Superintendent of Public Instruction. The Superintendent of Public Instruction must identify and collect necessary data in order to update the transportation model in subsequent biennia, and to identify district transportation allocation outliers.
By June 1, 2027, the Office of the Superintendent of Public Instruction must provide an analysis of school district transportation costs and allocations following the 2025-26 school year to the education and fiscal committees of the Legislature. This analysis must include the mileage, ridership, and costs for each district, disaggregated by each distinct passenger category and all other transported students. The Legislature intends to use this data to inform future discussions on revising the overall student transportation allocation model to a more transparent and predictable funding model.
Transportation Alternate Funding Grant Program. The Transportation Alternate Funding Grant Program is repealed.
Contractor Benefits. Any pupil transportation services contract entered into, renewed, or extended after September 1, 2024, must require the contractor to provide employee benefits comparable to the School Employees Benefits Board Program (SEBB) and School Employees Retirement System (SERS). Such contracts must also include:
"Employees of the contractor" are defined as employees working sufficient compensated hours for the contracting employer performing services on the contract with the school district to meet the eligibility requirements for the SEBB program if the employees were directly employed by a school district.
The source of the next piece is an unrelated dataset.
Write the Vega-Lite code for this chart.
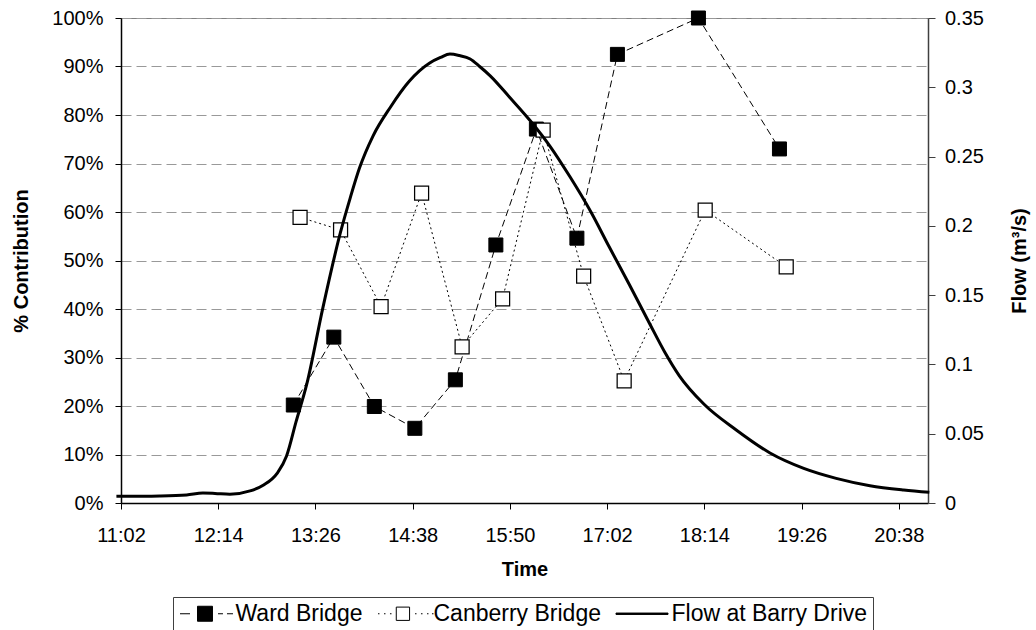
{
  "$schema": "https://vega.github.io/schema/vega-lite/v6.json",
  "width": 807,
  "height": 485,
  "autosize": {"type": "none"},
  "padding": {"left": 121, "top": 18, "right": 108, "bottom": 127},
  "background": "white",
  "config": {
    "font": "Liberation Sans",
    "view": {"stroke": "#808080", "strokeWidth": 1},
    "axis": {
      "labelFont": "Liberation Sans",
      "labelFontSize": 20,
      "labelColor": "black",
      "titleFont": "Liberation Sans",
      "titleFontSize": 20,
      "titleFontWeight": "bold",
      "titleColor": "black",
      "domainColor": "black",
      "domainWidth": 1.5,
      "tickColor": "black",
      "tickWidth": 1,
      "tickSize": 6,
      "grid": false,
      "labelOverlap": false,
      "labelFlush": false,
      "labelBound": false
    },
    "legend": {
      "labelFont": "Liberation Sans",
      "labelFontSize": 23,
      "labelColor": "black",
      "labelLimit": 400,
      "strokeColor": "#404040",
      "fillColor": "white",
      "padding": 5,
      "symbolSize": 196,
      "symbolStrokeColor": "black",
      "symbolStrokeWidth": 1,
      "symbolOpacity": 1,
      "symbolOffset": -2.5,
      "labelOffset": 37,
      "columnPadding": 13,
      "rowPadding": 0
    }
  },
  "encoding": {
    "x": {
      "field": "time",
      "type": "temporal",
      "scale": {
        "domain": [
          {"year": 1900, "month": 1, "date": 1, "hours": 11, "minutes": 2, "seconds": 24},
          {"year": 1900, "month": 1, "date": 1, "hours": 21, "minutes": 0, "seconds": 0}
        ],
        "nice": false
      },
      "axis": {
        "title": "Time",
        "titleX": 403.5,
        "titleY": 66.5,
        "titleAlign": "center",
        "titleBaseline": "middle",
        "format": "%H:%M",
        "labelPadding": 16,
        "values": [
          {"year": 1900, "month": 1, "date": 1, "hours": 11, "minutes": 2, "seconds": 24},
          {"year": 1900, "month": 1, "date": 1, "hours": 12, "minutes": 14, "seconds": 24},
          {"year": 1900, "month": 1, "date": 1, "hours": 13, "minutes": 26, "seconds": 24},
          {"year": 1900, "month": 1, "date": 1, "hours": 14, "minutes": 38, "seconds": 24},
          {"year": 1900, "month": 1, "date": 1, "hours": 15, "minutes": 50, "seconds": 24},
          {"year": 1900, "month": 1, "date": 1, "hours": 17, "minutes": 2, "seconds": 24},
          {"year": 1900, "month": 1, "date": 1, "hours": 18, "minutes": 14, "seconds": 24},
          {"year": 1900, "month": 1, "date": 1, "hours": 19, "minutes": 26, "seconds": 24},
          {"year": 1900, "month": 1, "date": 1, "hours": 20, "minutes": 38, "seconds": 24}
        ]
      }
    }
  },
  "layer": [
    {
      "data": {
        "values": [
          {"time": "13:10", "site": "Ward Bridge", "contribution": 0.202},
          {"time": "13:40", "site": "Ward Bridge", "contribution": 0.342},
          {"time": "14:10", "site": "Ward Bridge", "contribution": 0.199},
          {"time": "14:40", "site": "Ward Bridge", "contribution": 0.154},
          {"time": "15:10", "site": "Ward Bridge", "contribution": 0.254},
          {"time": "15:40", "site": "Ward Bridge", "contribution": 0.532},
          {"time": "16:10", "site": "Ward Bridge", "contribution": 0.771},
          {"time": "16:40", "site": "Ward Bridge", "contribution": 0.546},
          {"time": "17:10", "site": "Ward Bridge", "contribution": 0.925},
          {"time": "18:10", "site": "Ward Bridge", "contribution": 1.0},
          {"time": "19:10", "site": "Ward Bridge", "contribution": 0.73},
          {"time": "13:15", "site": "Canberry Bridge", "contribution": 0.589},
          {"time": "13:45", "site": "Canberry Bridge", "contribution": 0.563},
          {"time": "14:15", "site": "Canberry Bridge", "contribution": 0.405},
          {"time": "14:45", "site": "Canberry Bridge", "contribution": 0.639},
          {"time": "15:15", "site": "Canberry Bridge", "contribution": 0.322},
          {"time": "15:45", "site": "Canberry Bridge", "contribution": 0.421},
          {"time": "16:15", "site": "Canberry Bridge", "contribution": 0.769},
          {"time": "16:45", "site": "Canberry Bridge", "contribution": 0.468},
          {"time": "17:15", "site": "Canberry Bridge", "contribution": 0.252},
          {"time": "18:15", "site": "Canberry Bridge", "contribution": 0.604},
          {"time": "19:15", "site": "Canberry Bridge", "contribution": 0.487}
        ],
        "format": {"parse": {"time": "date:'%H:%M'"}}
      },
      "encoding": {
        "y": {
          "field": "contribution",
          "type": "quantitative",
          "scale": {"domain": [0, 1], "nice": false},
          "axis": {
            "title": "% Contribution",
            "titleX": -99.5,
            "titleY": 242.5,
            "titleAngle": -90,
            "titleAlign": "center",
            "titleBaseline": "middle",
            "format": ".0%",
            "values": [0, 0.1, 0.2, 0.3, 0.4, 0.5, 0.6, 0.7, 0.8, 0.9, 1],
            "labelPadding": 12,
            "grid": true,
            "gridColor": "#999999",
            "gridDash": [10, 5],
            "gridWidth": 1
          }
        }
      },
      "layer": [
        {
          "transform": [{"filter": "datum.site === 'Ward Bridge'"}],
          "mark": {"type": "line", "color": "black", "strokeWidth": 1, "strokeDash": [7, 4]}
        },
        {
          "transform": [{"filter": "datum.site === 'Ward Bridge'"}],
          "mark": {"type": "point", "shape": "square", "size": 196, "filled": true, "fill": "black", "stroke": "black", "strokeWidth": 1, "opacity": 1}
        },
        {
          "transform": [{"filter": "datum.site === 'Canberry Bridge'"}],
          "mark": {"type": "line", "color": "black", "strokeWidth": 1, "strokeDash": [2, 3]}
        },
        {
          "transform": [{"filter": "datum.site === 'Canberry Bridge'"}],
          "mark": {"type": "point", "shape": "square", "size": 196, "filled": true, "fill": "white", "stroke": "black", "strokeWidth": 1.25, "opacity": 1}
        },
        {
          "transform": [{"filter": "false"}],
          "mark": {"type": "point", "filled": true, "size": 196, "stroke": "black", "strokeWidth": 1, "opacity": 1},
          "encoding": {
            "shape": {
              "field": "site",
              "type": "nominal",
              "scale": {
                "domain": ["Ward Bridge", "Canberry Bridge", "Flow at Barry Drive"],
                "range": [
                  "M-1,0H0.43M1.5,-1.07H3.64V1.07H1.5ZM4.43,0H5.14M5.71,0H6.57",
                  "M-1,0H-0.79M-0.14,0H0.07M0.71,0H0.93M1.61,-0.95H3.51V0.95H1.61ZM4.29,0H4.5M5.14,0H5.36M6,0H6.21M6.71,0H6.93",
                  "M-1,-0.1H6.43V0.1H-1Z"
                ]
              },
              "legend": {
                "title": null, "orient": "none", "legendX": 52, "legendY": 579, "direction": "horizontal",
                "encode": {"symbols": {"update": {"stroke": {"value": "black"}, "strokeWidth": {"value": 1}, "opacity": {"value": 1}}}}
              }
            },
            "fill": {
              "field": "site",
              "type": "nominal",
              "scale": {
                "domain": ["Ward Bridge", "Canberry Bridge", "Flow at Barry Drive"],
                "range": ["black", "white", "black"]
              },
              "legend": {
                "title": null, "orient": "none", "legendX": 52, "legendY": 579, "direction": "horizontal",
                "encode": {"symbols": {"update": {"stroke": {"value": "black"}, "strokeWidth": {"value": 1}, "opacity": {"value": 1}}}}
              }
            }
          }
        }
      ]
    },
    {
      "data": {
        "values": [
          {"time": "10:59", "flow": 0.0048},
          {"time": "11:31", "flow": 0.0051},
          {"time": "11:51", "flow": 0.0058},
          {"time": "12:03", "flow": 0.0072},
          {"time": "12:12", "flow": 0.0069},
          {"time": "12:23", "flow": 0.0063},
          {"time": "12:38", "flow": 0.0087},
          {"time": "12:48", "flow": 0.0130},
          {"time": "12:58", "flow": 0.0214},
          {"time": "13:05", "flow": 0.0339},
          {"time": "13:12", "flow": 0.0585},
          {"time": "13:20", "flow": 0.0859},
          {"time": "13:32", "flow": 0.1414},
          {"time": "13:45", "flow": 0.1956},
          {"time": "13:52", "flow": 0.2197},
          {"time": "13:59", "flow": 0.2417},
          {"time": "14:09", "flow": 0.2648},
          {"time": "14:22", "flow": 0.2858},
          {"time": "14:36", "flow": 0.3045},
          {"time": "14:51", "flow": 0.3175},
          {"time": "14:59", "flow": 0.3215},
          {"time": "15:06", "flow": 0.3240},
          {"time": "15:13", "flow": 0.3229},
          {"time": "15:21", "flow": 0.3204},
          {"time": "15:28", "flow": 0.3150},
          {"time": "15:36", "flow": 0.3081},
          {"time": "15:50", "flow": 0.2930},
          {"time": "16:05", "flow": 0.2764},
          {"time": "16:20", "flow": 0.2576},
          {"time": "16:35", "flow": 0.2352},
          {"time": "16:50", "flow": 0.2107},
          {"time": "17:04", "flow": 0.1847},
          {"time": "17:19", "flow": 0.1573},
          {"time": "17:34", "flow": 0.1292},
          {"time": "17:45", "flow": 0.1090},
          {"time": "17:56", "flow": 0.0916},
          {"time": "18:14", "flow": 0.0714},
          {"time": "18:38", "flow": 0.0527},
          {"time": "19:03", "flow": 0.0361},
          {"time": "19:28", "flow": 0.0250},
          {"time": "19:52", "flow": 0.0178},
          {"time": "20:17", "flow": 0.0125},
          {"time": "20:42", "flow": 0.0094},
          {"time": "21:01", "flow": 0.0077}
        ],
        "format": {"parse": {"time": "date:'%H:%M'"}}
      },
      "mark": {"type": "line", "color": "black", "strokeWidth": 3, "interpolate": "monotone"},
      "encoding": {
        "y": {
          "field": "flow",
          "type": "quantitative",
          "scale": {"domain": [0, 0.35], "nice": false},
          "axis": {
            "orient": "right",
            "title": "Flow (m³/s)",
            "titleX": 91.5,
            "titleY": 242.5,
            "titleAngle": -90,
            "titleAlign": "center",
            "titleBaseline": "middle",
            "values": [0, 0.05, 0.1, 0.15, 0.2, 0.25, 0.3, 0.35],
            "format": "~g",
            "tickSize": 7,
            "labelPadding": 9.5,
            "domainColor": "#404040",
            "tickColor": "#404040"
          }
        }
      }
    }
  ],
  "resolve": {"scale": {"y": "independent"}, "axis": {"y": "independent"}}
}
Subject to the availability of amounts appropriated for this purpose, OSPI must provide a one-time supplemental transportation allocation to school districts that experience an increase in costs to pupil transportation services contracts due to the new benefit requirements. To be eligible for the supplemental allocations, a school district must report to OSPI regarding the number of contracted employees that worked at least 630 hours performing contract services in the school year prior to entering a contract with the new benefits. Supplemental allocations may only be used as payments under pupil transportation services contracts for employee compensation and may not exceed $200 per contracted employee per month.
PRO: It is the state's responsibility to fully fund basic education, which includes student transportation. The current formula is not predictable and the lack of transparency makes it hard to plan year-to-year. The regression model was never fully funded and districts use local levies to make up the difference. Some districts have not been providing transportation to skill centers because they cannot afford to do so. Many students that want to attend skill centers are unable to do so unless they provide their own transportation. The bill provides for special populations: foster students will have the security of attending the district they have historically attended; homeless students that do not have a consistent residence can still get to school; fragile students who can't ride the bus can be transported as safely; and students can get to skill center facilities. The bill also accounts for the fact that urban districts struggle with traffic and rural districts struggle with large land areas and geographic characteristics that inhibit efficiencies. Providing benefits for bus drivers will benefit drivers and students, as well as helping recruit drivers in small labor pools.
OTHER: Requiring contractor benefits will be financially devastating if not fully funded. The language pertaining to bus driver benefits needs to be narrowed so that it doesn't unintentionally apply to other transit employees that may be providing transportation to students (metro, public transit, taxis, etc.). The language pertaining to additional district reporting requirements must not be overly burdensome for school districts.